As in “His Other Life,” Navicky showcases his ability to remember, and imagine, differently, leaning into not only the sensory, evocative powers of the lyric, but also its powers of recreation, in imagining the alternative life his dad might have led, or Zayre’s immersed fully under water. Toward the end, he gestures to where this formative memory of nature overrunning commerce has brought him today, to a place where he is filled by nature, but also mature love and life:

“But I’m too old for toys now anyway, I’m flooded by love now, by wood,
by cats, I’m flooded by a mountain of something.
I’m a fountain of a creek I forgot to thank.”

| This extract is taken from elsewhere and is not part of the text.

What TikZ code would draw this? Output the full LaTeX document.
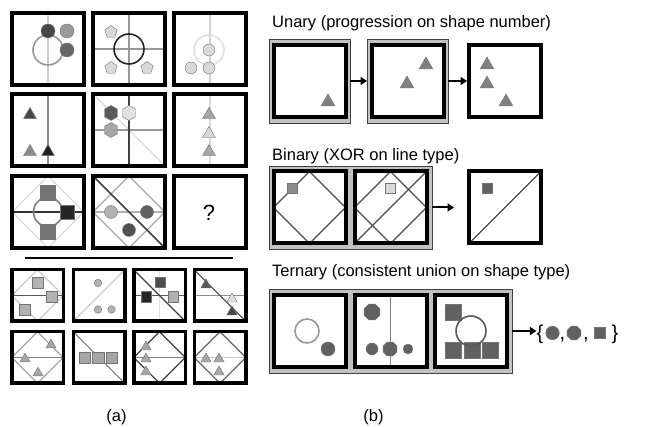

“Three-Point Shooter,” a tensile, sound-driven poem in the imperative mood, begins: “Your body must remember it, do it in sleep, / do it without thinking,” and continues by conveying the pressure to perform felt by the speaker and the muscle memory he developed by practicing: “It’s the way a ball comes off the fingertips. / Thousands of times, hundreds of mornings up early /

before school to shoot in the gym . . . ” This poem, also emblematic of poetic consciousness, inscribes the self-forgetting required of mastery in a wonderfully visceral way, ending with an onomatopoeia-inspired enactment of the scene of shooting hoops, alone, in the darkness:

“ . . . the next shot, square, pop, shoot,
follow through the dark Ohio night
lit by lights, lit by owls, lit by loneliness,
lit by nothing, lights out.”

Also a story writer, novelist, and archivist, Navicky is alive to the contradictions between what is and what could be, or could have been; his narrative imagination, borrowing from Borges, sees the infinity and infinite potential within everyday people, situations, objects, and relationships. These poems, a bildungsroman in verse, ground us in the material world, while awakening us to the magnetic connections between words, and in so doing, he evinces his gifts as both storyteller and bard, of unimagined places, yes, but also our memories of youth and young, tender, selves: a nested story within a story revealed as ripe to be mined, to be seen otherwise, felt, and believed.

Jefferson Navicky was born in Chicago and grew up in Southeastern Ohio. He earned his M.F.A. from the Jack Kerouac School of Disembodies Poetics at Naropa University. He is the author of four books, most recently Head of Island Beautification for the Rural Outlands (2023). Antique Densities: Modern Parables & Other Experiments in Short Prose (2021)won the 2022 Maine Literary Award for Poetry. Jefferson’s work has received several acknowledgments and awards, including an American Rescue Plan/Maine Project Grant, a Maine Arts Commission grant, and three Maine Literary Awards. His plays have been produced throughout New England. Jefferson is proud to be a member of Maine’s literary arts community and is active in several volunteer boards, committees, and community projects. He is the archivist for the Maine Women Writers Collection.